Exercise objective:
Only the lines from the start of the data to the line containing "v in tick_vals]", both included, should be output, exactly and without pictures.

Data:
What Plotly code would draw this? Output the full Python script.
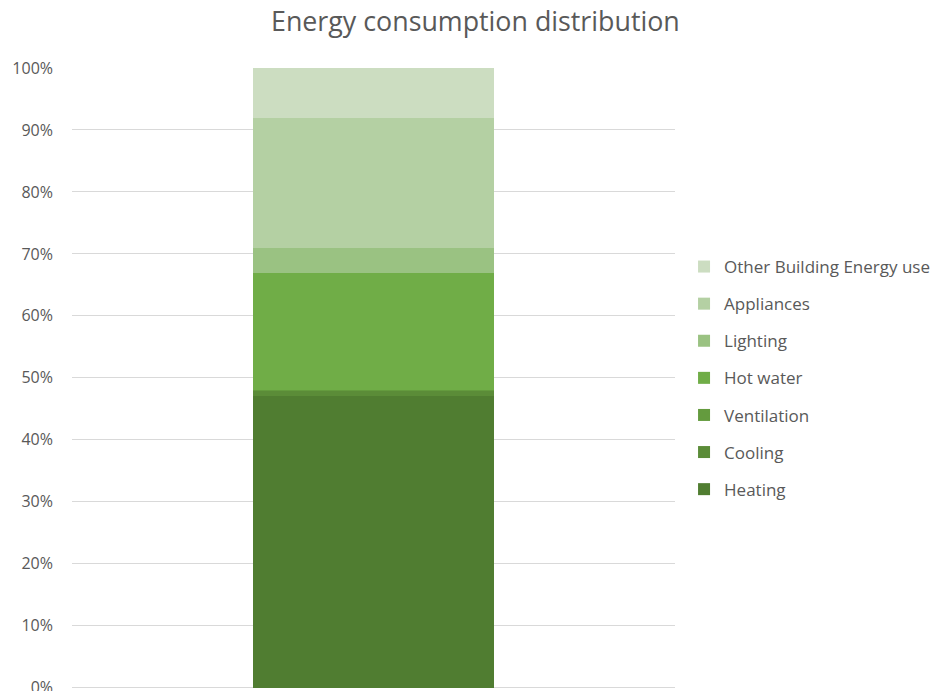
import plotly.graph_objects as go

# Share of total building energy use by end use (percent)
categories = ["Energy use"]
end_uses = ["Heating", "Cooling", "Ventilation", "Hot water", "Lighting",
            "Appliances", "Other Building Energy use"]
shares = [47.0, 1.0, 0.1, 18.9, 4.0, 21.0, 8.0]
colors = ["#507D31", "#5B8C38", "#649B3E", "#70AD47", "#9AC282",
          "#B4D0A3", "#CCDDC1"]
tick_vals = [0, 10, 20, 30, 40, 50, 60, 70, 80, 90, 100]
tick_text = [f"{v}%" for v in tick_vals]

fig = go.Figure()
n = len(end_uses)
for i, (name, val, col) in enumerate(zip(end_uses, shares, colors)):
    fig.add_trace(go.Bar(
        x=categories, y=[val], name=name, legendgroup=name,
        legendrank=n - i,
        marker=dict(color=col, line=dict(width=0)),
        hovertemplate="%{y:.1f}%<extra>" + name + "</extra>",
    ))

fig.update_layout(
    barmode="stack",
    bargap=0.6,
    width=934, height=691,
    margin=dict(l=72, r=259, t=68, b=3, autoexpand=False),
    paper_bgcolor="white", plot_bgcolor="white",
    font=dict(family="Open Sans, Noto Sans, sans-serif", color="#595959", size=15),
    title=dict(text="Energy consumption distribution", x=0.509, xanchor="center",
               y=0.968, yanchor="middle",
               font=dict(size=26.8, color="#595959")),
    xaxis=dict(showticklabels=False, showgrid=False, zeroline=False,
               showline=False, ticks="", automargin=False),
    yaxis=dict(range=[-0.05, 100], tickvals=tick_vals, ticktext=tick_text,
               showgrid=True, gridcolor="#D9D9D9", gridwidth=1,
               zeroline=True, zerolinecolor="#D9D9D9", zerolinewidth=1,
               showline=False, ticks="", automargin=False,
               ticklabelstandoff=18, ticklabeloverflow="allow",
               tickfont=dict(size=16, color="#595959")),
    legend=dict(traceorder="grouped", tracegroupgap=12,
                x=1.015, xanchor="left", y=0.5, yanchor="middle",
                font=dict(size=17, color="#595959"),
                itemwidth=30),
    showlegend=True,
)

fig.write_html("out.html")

Reply to the task:
What Plotly code would draw this? Output the full Python script.
import plotly.graph_objects as go

# Share of total building energy use by end use (percent)
categories = ["Energy use"]
end_uses = ["Heating", "Cooling", "Ventilation", "Hot water", "Lighting",
            "Appliances", "Other Building Energy use"]
shares = [47.0, 1.0, 0.1, 18.9, 4.0, 21.0, 8.0]
colors = ["#507D31", "#5B8C38", "#649B3E", "#70AD47", "#9AC282",
          "#B4D0A3", "#CCDDC1"]
tick_vals = [0, 10, 20, 30, 40, 50, 60, 70, 80, 90, 100]
tick_text = [f"{v}%" for v in tick_vals]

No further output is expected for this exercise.